* _DATA_
============================================================

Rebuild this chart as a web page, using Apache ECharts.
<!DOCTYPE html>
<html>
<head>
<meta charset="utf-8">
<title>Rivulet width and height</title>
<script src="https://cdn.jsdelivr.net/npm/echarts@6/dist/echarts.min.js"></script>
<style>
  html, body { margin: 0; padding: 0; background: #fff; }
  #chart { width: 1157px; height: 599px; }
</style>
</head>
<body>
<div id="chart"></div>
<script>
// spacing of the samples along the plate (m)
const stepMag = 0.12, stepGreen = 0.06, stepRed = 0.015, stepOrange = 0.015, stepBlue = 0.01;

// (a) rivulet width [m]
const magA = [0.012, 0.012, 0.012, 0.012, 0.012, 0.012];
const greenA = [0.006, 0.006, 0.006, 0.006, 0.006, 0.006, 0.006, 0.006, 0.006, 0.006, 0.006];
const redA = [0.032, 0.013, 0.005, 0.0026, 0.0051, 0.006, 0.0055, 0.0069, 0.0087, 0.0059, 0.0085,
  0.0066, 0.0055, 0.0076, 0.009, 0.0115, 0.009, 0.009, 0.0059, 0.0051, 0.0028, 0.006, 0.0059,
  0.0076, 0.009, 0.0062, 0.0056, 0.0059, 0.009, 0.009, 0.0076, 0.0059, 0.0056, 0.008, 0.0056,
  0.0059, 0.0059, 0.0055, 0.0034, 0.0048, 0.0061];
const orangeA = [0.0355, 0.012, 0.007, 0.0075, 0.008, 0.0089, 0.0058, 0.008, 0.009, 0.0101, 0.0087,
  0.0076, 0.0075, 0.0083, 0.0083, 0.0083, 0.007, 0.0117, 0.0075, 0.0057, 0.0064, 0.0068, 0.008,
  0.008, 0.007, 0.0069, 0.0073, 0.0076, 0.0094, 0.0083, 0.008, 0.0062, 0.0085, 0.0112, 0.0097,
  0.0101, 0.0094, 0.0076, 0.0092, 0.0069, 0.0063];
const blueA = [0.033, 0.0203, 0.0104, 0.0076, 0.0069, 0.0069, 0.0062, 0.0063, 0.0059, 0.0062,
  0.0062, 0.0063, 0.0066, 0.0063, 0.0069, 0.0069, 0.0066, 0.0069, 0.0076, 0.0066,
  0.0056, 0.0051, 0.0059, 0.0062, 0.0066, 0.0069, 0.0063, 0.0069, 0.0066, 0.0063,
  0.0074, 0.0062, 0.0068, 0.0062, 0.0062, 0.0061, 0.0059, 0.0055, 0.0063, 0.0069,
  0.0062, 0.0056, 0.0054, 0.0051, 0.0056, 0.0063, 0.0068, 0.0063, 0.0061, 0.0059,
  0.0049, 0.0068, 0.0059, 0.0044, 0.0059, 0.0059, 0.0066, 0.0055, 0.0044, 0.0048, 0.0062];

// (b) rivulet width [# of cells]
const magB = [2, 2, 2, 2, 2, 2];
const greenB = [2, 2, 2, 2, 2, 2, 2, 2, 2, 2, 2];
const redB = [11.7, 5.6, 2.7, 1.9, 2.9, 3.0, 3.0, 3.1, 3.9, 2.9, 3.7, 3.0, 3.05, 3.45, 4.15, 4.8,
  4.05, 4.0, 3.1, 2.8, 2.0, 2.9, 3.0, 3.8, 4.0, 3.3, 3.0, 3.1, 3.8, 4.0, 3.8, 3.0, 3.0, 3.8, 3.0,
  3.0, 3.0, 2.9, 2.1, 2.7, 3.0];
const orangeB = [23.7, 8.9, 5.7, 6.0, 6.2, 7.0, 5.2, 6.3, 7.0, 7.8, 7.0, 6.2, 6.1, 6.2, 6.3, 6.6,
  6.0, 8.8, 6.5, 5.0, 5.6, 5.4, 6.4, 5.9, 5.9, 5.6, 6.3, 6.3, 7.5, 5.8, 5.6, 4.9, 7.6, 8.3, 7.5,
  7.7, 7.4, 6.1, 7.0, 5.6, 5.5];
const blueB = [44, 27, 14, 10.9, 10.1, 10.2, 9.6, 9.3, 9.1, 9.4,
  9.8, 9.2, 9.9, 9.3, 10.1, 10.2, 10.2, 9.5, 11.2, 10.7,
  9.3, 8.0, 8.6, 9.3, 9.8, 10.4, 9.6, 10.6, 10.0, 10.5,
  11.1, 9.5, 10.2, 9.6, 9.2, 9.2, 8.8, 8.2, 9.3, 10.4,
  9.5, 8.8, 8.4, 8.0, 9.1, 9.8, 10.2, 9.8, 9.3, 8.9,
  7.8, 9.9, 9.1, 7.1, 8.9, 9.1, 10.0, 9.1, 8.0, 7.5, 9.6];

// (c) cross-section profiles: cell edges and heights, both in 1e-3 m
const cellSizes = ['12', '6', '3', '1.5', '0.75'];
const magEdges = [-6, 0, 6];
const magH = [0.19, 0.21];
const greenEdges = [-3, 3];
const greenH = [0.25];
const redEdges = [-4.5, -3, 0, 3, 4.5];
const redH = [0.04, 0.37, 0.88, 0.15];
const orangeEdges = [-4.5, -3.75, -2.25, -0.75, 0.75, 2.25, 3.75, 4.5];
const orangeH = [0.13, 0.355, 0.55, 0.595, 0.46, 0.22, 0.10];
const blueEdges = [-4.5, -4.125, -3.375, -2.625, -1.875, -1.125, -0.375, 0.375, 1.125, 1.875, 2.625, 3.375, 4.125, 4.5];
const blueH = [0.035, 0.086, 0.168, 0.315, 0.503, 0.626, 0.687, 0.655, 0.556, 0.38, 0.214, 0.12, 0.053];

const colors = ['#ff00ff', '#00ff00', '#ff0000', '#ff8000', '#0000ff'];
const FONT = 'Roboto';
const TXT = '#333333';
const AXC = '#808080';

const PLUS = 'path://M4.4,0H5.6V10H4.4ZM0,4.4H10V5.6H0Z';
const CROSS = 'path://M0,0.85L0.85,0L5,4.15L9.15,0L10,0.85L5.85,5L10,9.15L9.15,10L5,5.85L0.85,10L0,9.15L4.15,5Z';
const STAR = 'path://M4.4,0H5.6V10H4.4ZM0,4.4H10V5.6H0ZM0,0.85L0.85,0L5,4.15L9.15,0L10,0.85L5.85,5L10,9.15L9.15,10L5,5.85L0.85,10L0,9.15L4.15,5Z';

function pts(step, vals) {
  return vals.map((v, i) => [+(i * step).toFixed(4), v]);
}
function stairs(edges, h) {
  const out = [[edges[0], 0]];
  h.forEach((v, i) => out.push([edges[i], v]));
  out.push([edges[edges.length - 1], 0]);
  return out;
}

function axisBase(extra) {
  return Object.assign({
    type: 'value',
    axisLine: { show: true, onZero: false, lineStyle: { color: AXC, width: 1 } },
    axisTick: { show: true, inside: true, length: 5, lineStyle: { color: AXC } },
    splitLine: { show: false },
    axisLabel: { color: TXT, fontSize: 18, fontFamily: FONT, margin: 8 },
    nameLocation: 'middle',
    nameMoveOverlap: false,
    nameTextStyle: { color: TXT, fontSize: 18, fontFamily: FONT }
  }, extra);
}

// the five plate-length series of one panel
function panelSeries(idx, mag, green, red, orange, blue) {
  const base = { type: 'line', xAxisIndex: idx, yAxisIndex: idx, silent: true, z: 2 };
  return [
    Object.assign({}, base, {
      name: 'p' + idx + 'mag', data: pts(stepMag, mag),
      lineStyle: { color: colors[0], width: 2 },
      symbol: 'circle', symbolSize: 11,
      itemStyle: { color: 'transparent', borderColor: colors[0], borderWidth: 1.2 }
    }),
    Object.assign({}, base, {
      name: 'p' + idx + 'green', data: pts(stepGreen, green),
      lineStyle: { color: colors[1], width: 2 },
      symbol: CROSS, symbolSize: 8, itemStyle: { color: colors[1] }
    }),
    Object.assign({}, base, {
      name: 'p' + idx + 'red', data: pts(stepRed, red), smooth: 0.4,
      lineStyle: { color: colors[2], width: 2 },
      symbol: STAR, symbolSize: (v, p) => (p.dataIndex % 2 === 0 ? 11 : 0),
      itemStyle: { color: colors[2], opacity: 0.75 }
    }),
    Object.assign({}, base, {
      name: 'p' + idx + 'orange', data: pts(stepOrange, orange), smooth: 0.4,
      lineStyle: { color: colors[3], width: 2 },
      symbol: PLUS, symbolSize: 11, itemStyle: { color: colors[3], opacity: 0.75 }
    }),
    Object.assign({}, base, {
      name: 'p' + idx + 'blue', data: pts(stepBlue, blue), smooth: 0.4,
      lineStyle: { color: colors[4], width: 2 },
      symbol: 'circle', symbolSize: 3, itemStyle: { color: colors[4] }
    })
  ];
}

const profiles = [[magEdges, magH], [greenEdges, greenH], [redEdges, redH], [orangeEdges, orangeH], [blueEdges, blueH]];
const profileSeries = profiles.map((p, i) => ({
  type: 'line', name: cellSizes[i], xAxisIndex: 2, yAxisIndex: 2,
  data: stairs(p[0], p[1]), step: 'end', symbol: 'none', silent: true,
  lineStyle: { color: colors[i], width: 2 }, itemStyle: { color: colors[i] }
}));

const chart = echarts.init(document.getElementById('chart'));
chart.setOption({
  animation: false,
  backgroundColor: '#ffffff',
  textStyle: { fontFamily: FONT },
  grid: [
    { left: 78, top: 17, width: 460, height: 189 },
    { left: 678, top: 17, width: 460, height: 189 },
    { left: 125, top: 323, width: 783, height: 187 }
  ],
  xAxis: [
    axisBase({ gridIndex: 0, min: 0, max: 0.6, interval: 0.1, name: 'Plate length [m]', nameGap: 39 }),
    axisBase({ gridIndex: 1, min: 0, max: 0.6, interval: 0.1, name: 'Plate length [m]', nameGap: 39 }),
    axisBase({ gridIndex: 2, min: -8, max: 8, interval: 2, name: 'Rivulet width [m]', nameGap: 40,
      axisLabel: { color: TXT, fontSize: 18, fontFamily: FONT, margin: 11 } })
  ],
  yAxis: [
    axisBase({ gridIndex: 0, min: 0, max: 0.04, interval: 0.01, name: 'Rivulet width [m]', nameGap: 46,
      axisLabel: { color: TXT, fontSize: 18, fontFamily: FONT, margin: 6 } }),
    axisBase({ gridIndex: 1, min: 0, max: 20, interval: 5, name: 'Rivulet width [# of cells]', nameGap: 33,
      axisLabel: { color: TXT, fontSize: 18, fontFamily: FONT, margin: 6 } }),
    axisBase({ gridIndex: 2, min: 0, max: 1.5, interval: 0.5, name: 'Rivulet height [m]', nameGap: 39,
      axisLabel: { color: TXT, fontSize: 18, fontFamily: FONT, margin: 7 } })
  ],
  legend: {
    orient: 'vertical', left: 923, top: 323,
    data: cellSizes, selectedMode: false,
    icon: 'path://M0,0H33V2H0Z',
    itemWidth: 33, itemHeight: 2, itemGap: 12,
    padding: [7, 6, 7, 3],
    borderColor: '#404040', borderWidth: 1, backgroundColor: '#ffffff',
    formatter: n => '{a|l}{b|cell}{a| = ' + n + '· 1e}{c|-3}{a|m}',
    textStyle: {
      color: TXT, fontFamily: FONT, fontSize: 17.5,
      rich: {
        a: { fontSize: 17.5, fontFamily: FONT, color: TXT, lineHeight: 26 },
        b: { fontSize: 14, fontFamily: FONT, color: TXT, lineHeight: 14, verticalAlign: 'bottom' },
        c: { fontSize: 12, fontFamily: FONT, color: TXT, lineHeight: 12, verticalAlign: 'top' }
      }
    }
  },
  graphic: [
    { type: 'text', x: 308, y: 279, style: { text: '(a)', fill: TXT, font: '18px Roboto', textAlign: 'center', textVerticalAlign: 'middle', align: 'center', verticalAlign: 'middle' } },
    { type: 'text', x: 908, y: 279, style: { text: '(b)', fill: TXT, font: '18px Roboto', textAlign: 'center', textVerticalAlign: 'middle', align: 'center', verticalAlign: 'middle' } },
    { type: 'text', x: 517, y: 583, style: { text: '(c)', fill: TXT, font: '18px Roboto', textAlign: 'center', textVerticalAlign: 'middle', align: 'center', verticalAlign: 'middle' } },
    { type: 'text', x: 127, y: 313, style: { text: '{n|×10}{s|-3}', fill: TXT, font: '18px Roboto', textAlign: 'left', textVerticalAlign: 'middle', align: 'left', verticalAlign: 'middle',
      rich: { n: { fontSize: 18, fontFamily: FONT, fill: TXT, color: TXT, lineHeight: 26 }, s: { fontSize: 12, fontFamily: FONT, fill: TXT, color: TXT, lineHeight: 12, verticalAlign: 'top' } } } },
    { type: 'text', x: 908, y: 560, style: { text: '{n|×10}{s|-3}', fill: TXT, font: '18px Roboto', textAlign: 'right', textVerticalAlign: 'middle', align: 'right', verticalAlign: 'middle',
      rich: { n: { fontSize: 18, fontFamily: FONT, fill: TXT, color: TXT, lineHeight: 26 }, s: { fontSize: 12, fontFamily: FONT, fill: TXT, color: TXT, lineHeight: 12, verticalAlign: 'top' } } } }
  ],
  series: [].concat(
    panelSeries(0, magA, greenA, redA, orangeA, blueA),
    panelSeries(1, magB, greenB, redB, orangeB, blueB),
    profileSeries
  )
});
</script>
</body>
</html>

============================================================

Looking at the material above, please copy exactly every line from its first line through the line containing "const stepMag = 0.12, stepGreen", with both ends included and nothing else.

* _WRITTEN RESPONSE_
Rebuild this chart as a web page, using Apache ECharts.
<!DOCTYPE html>
<html>
<head>
<meta charset="utf-8">
<title>Rivulet width and height</title>
<script src="https://cdn.jsdelivr.net/npm/echarts@6/dist/echarts.min.js"></script>
<style>
  html, body { margin: 0; padding: 0; background: #fff; }
  #chart { width: 1157px; height: 599px; }
</style>
</head>
<body>
<div id="chart"></div>
<script>
// spacing of the samples along the plate (m)
const stepMag = 0.12, stepGreen = 0.06, stepRed = 0.015, stepOrange = 0.015, stepBlue = 0.01;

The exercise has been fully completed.